Mental Illness Isn’t The Endgame: Simple Yet Effective Ways To Support Your Loved One’s Mental Health
May is Mental Health Awareness Month.
Whether it's depression, anorexia, or an anxiety disorder, having a mental disorder can be devastating. This is not only true for the person affected by the disease, but also for friends and family who feel utterly helpless and frustrated.
According to Harriet Lefley, Ph.D., a professor at the Department of Psychiatry & Behavioral Sciences at the University of Miami Miller School of Medicine, the first step is for families to accept and understand that they didn't cause their loved one's disorder and that they can't cure it.
Nevertheless, he emphasized that how a patient is treated by the people around him or her is pivotal in managing or impairing the symptoms of the disease.
Be There And Listen
Deborah Serani, PsyD, a seasoned psychologist and the award-winning author of the book "Living with Depression," struggled with depression herself in her younger years and even attempted to commit suicide.
She said the best thing anyone can do for someone with depression is to simply be there. Being a good listener also helps.
"When I was struggling with my own depression, the most healing moments came when someone I loved simply sat with me while I cried, or wordlessly held my hand, or spoke warmly to me with statements like 'You're so important to me.' 'Tell me what I can do to help you.' 'We're going to find a way to help you to feel better," she said.
Be Careful With Your Choice Of Words
People who are burdened with a mental health problem can be extremely sensitive and easily wounded with words. Serani recommends to avoid giving advice and to strip statements with any hint of judgment or criticism, insensitive remarks (for example, "I think it's all in your head"), or threats ("Snap out of it, or I'm leaving you). She said that doing so only makes the person feel affronted, inadequate, and isolate himself or herself more.
Never Minimize Or Invalidate Their Pain
Any type of mental illness is a serious disease; it's not a personality flaw or weakness that a person can just grow out of.

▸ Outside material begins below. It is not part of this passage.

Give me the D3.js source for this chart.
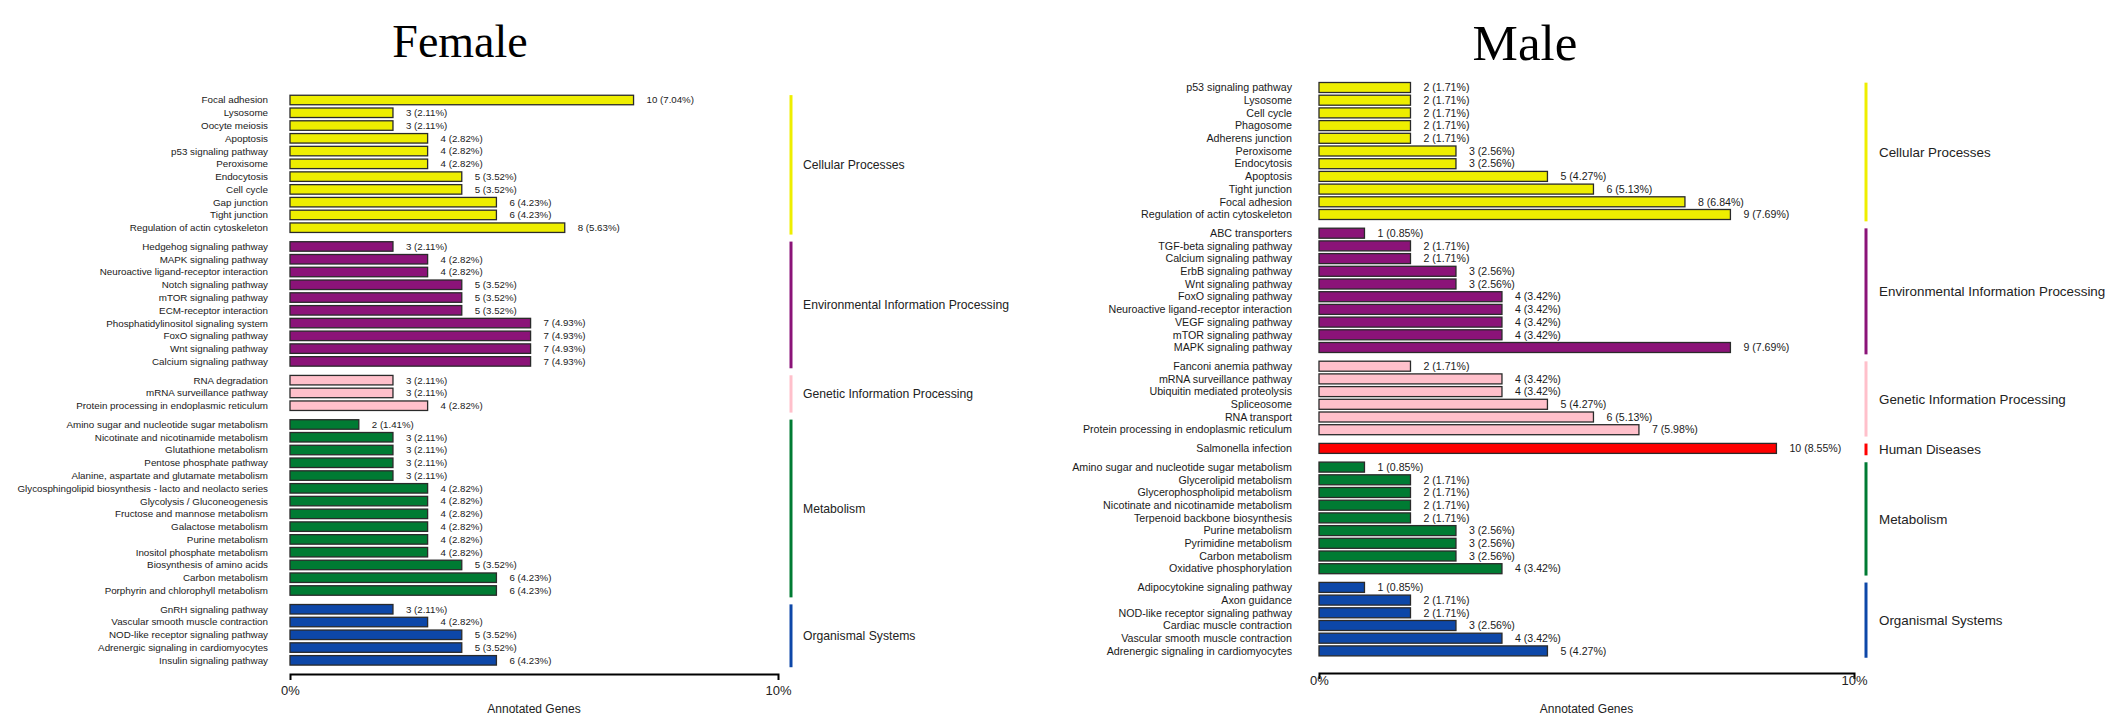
<!DOCTYPE html>
<html>
<head>
<meta charset="utf-8">
<script src="https://cdn.jsdelivr.net/npm/d3@7"></script>
<style>
  html,body{margin:0;padding:0;background:#fff;}
  svg{display:block;}
  text{font-family:"Liberation Sans",Arial,sans-serif;}
  text.title{font-family:"Liberation Serif","Times New Roman",serif;}
</style>
</head>
<body>
<svg id="chart" width="2122" height="722"></svg>
<script>
// ---------------- DATA ----------------
const classNames = ["Cellular Processes","Environmental Information Processing","Genetic Information Processing","Human Diseases","Metabolism","Organismal Systems"];
const classColors = ["#EEEE00","#8B1378","#FFC0CB","#FF0000","#007B33","#0D47A8"];
const tickLabels = ["0%","10%"];
const tickValues = [0,10];
const axisTitle = "Annotated Genes";

// Female
const femaleTerms = [
  "Focal adhesion","Lysosome","Oocyte meiosis","Apoptosis","p53 signaling pathway","Peroxisome","Endocytosis","Cell cycle","Gap junction","Tight junction","Regulation of actin cytoskeleton",
  "Hedgehog signaling pathway","MAPK signaling pathway","Neuroactive ligand-receptor interaction","Notch signaling pathway","mTOR signaling pathway","ECM-receptor interaction","Phosphatidylinositol signaling system","FoxO signaling pathway","Wnt signaling pathway","Calcium signaling pathway",
  "RNA degradation","mRNA surveillance pathway","Protein processing in endoplasmic reticulum",
  "Amino sugar and nucleotide sugar metabolism","Nicotinate and nicotinamide metabolism","Glutathione metabolism","Pentose phosphate pathway","Alanine, aspartate and glutamate metabolism","Glycosphingolipid biosynthesis - lacto and neolacto series","Glycolysis / Gluconeogenesis","Fructose and mannose metabolism","Galactose metabolism","Purine metabolism","Inositol phosphate metabolism","Biosynthesis of amino acids","Carbon metabolism","Porphyrin and chlorophyll metabolism",
  "GnRH signaling pathway","Vascular smooth muscle contraction","NOD-like receptor signaling pathway","Adrenergic signaling in cardiomyocytes","Insulin signaling pathway"
];
const femaleGenes = [10,3,3,4,4,4,5,5,6,6,8, 3,4,4,5,5,5,7,7,7,7, 3,3,4, 2,3,3,3,3,4,4,4,4,4,4,5,6,6, 3,4,5,5,6];
const femalePercents = [7.04,2.11,2.11,2.82,2.82,2.82,3.52,3.52,4.23,4.23,5.63, 2.11,2.82,2.82,3.52,3.52,3.52,4.93,4.93,4.93,4.93, 2.11,2.11,2.82, 1.41,2.11,2.11,2.11,2.11,2.82,2.82,2.82,2.82,2.82,2.82,3.52,4.23,4.23, 2.11,2.82,3.52,3.52,4.23];
const femaleClass = [0,0,0,0,0,0,0,0,0,0,0, 1,1,1,1,1,1,1,1,1,1, 2,2,2, 4,4,4,4,4,4,4,4,4,4,4,4,4,4, 5,5,5,5,5];

// Male
const maleTerms = [
  "p53 signaling pathway","Lysosome","Cell cycle","Phagosome","Adherens junction","Peroxisome","Endocytosis","Apoptosis","Tight junction","Focal adhesion","Regulation of actin cytoskeleton",
  "ABC transporters","TGF-beta signaling pathway","Calcium signaling pathway","ErbB signaling pathway","Wnt signaling pathway","FoxO signaling pathway","Neuroactive ligand-receptor interaction","VEGF signaling pathway","mTOR signaling pathway","MAPK signaling pathway",
  "Fanconi anemia pathway","mRNA surveillance pathway","Ubiquitin mediated proteolysis","Spliceosome","RNA transport","Protein processing in endoplasmic reticulum",
  "Salmonella infection",
  "Amino sugar and nucleotide sugar metabolism","Glycerolipid metabolism","Glycerophospholipid metabolism","Nicotinate and nicotinamide metabolism","Terpenoid backbone biosynthesis","Purine metabolism","Pyrimidine metabolism","Carbon metabolism","Oxidative phosphorylation",
  "Adipocytokine signaling pathway","Axon guidance","NOD-like receptor signaling pathway","Cardiac muscle contraction","Vascular smooth muscle contraction","Adrenergic signaling in cardiomyocytes"
];
const maleGenes = [2,2,2,2,2,3,3,5,6,8,9, 1,2,2,3,3,4,4,4,4,9, 2,4,4,5,6,7, 10, 1,2,2,2,2,3,3,3,4, 1,2,2,3,4,5];
const malePercents = [1.71,1.71,1.71,1.71,1.71,2.56,2.56,4.27,5.13,6.84,7.69, 0.85,1.71,1.71,2.56,2.56,3.42,3.42,3.42,3.42,7.69, 1.71,3.42,3.42,4.27,5.13,5.98, 8.55, 0.85,1.71,1.71,1.71,1.71,2.56,2.56,2.56,3.42, 0.85,1.71,1.71,2.56,3.42,4.27];
const maleClass = [0,0,0,0,0,0,0,0,0,0,0, 1,1,1,1,1,1,1,1,1,1, 2,2,2,2,2,2, 3, 4,4,4,4,4,4,4,4,4, 5,5,5,5,5,5];

// ---------------- DRAW ----------------
const svg = d3.select("#chart");

function drawPanel(cfg){
  const g = svg.append("g");
  const x = d3.scaleLinear().domain([0,10]).range([cfg.x0, cfg.x1]);
  const groupOrder = [];
  cfg.cls.forEach(c => { if (!groupOrder.includes(c)) groupOrder.push(c); });
  const slots = cfg.cls.map((c,i) => i + groupOrder.indexOf(c) * cfg.gapFrac);
  const y = d3.scaleLinear().domain([0,1]).range([cfg.firstY, cfg.firstY + cfg.step]);

  const rows = cfg.terms.map((t,i) => ({term:t, genes:cfg.genes[i], pct:cfg.pct[i], cls:cfg.cls[i], slot:slots[i]}));

  // bars
  g.selectAll("rect.bar").data(rows).enter().append("rect")
    .attr("class","bar")
    .attr("x", x(0))
    .attr("y", d => y(d.slot) - cfg.barH/2)
    .attr("width", d => x(d.pct) - x(0))
    .attr("height", cfg.barH)
    .attr("fill", d => classColors[d.cls])
    .attr("stroke", "#2a2a2a")
    .attr("stroke-width", 1.3);

  // term labels
  g.selectAll("text.term").data(rows).enter().append("text")
    .attr("x", x(0) - cfg.labelGap)
    .attr("y", d => y(d.slot))
    .attr("dy","0.35em")
    .attr("text-anchor","end")
    .attr("font-size", cfg.labelFont)
    .attr("fill","#1a1a1a")
    .text(d => d.term);

  // value labels
  g.selectAll("text.val").data(rows).enter().append("text")
    .attr("x", d => x(d.pct) + cfg.valGap)
    .attr("y", d => y(d.slot))
    .attr("dy","0.35em")
    .attr("font-size", cfg.valFont)
    .attr("fill","#1a1a1a")
    .text(d => d.genes + " (" + d.pct.toFixed(2) + "%)");

  // class lines + labels
  groupOrder.forEach(c => {
    const idx = rows.filter(r => r.cls === c);
    const top = y(idx[0].slot) - cfg.step/2 + 1.5;
    const bot = y(idx[idx.length-1].slot) + cfg.step/2 + 0.5;
    g.append("line")
      .attr("x1", cfg.lineX).attr("x2", cfg.lineX)
      .attr("y1", top).attr("y2", bot)
      .attr("stroke", classColors[c])
      .attr("stroke-width", 3);
    g.append("text")
      .attr("x", cfg.catX)
      .attr("y", (top+bot)/2)
      .attr("dy","0.35em")
      .attr("font-size", cfg.catFont)
      .attr("fill","#222")
      .text(classNames[c]);
  });

  // axis
  const axis = d3.axisBottom(x)
    .tickValues(tickValues)
    .tickFormat((d,i) => tickLabels[i])
    .tickSizeInner(0)
    .tickSizeOuter(6)
    .tickPadding(cfg.tickPad);
  const ag = g.append("g").attr("transform", `translate(0,${cfg.axisY})`).call(axis);
  ag.select(".domain").attr("stroke","#000").attr("stroke-width",2);
  ag.selectAll(".tick line").remove();
  ag.selectAll(".tick text")
    .attr("font-size", 13).attr("fill","#222");

  g.append("text")
    .attr("x", (cfg.x0 + cfg.x1)/2)
    .attr("y", cfg.axisTitleY)
    .attr("text-anchor","middle")
    .attr("font-size", 12)
    .attr("fill","#222")
    .text(axisTitle);

  // title
  g.append("text")
    .attr("class","title")
    .attr("x", cfg.titleX)
    .attr("y", cfg.titleY)
    .attr("text-anchor","middle")
    .attr("font-size", cfg.titleFont)
    .attr("fill","#000")
    .text(cfg.title);
}

drawPanel({
  title:"Female", titleX:460, titleY:57, titleFont:46,
  terms:femaleTerms, genes:femaleGenes, pct:femalePercents, cls:femaleClass,
  x0:290, x1:778, firstY:100, step:12.77, gapFrac:6/12.77, barH:9.5,
  labelGap:22, labelFont:9.8, valGap:13, valFont:9.7,
  lineX:791, catX:803, catFont:12.2,
  axisY:674, tickPad:12, axisTitleY:713
});

drawPanel({
  title:"Male", titleX:1525, titleY:60, titleFont:51,
  terms:maleTerms, genes:maleGenes, pct:malePercents, cls:maleClass,
  x0:1319, x1:1854, firstY:87.5, step:12.7, gapFrac:6/12.7, barH:10,
  labelGap:27, labelFont:10.7, valGap:13, valFont:10.6,
  lineX:1866, catX:1879, catFont:13.4,
  axisY:673, tickPad:3, axisTitleY:713
});
</script>
</body>
</html>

"OCD is one of the top ten debilitating disorders that causes an unimaginable amount of stress and interference. Saying you have OCD because you love to clean completely invalidates someone's experiences," Noah Berman, Ph.D., an OCD specialist, and a psychiatry professor at Harvard Medical School, explained.
Educate Yourself About Mental Health
By learning more about the mental illness (for instance, its symptoms and triggers), the family can get a perspective on how a loved one must be feeling during certain situations. It gives the family a clue on how to manage symptoms, what treatments and therapies to seek, and the different things they can do to turn their home into a refuge for the person, too.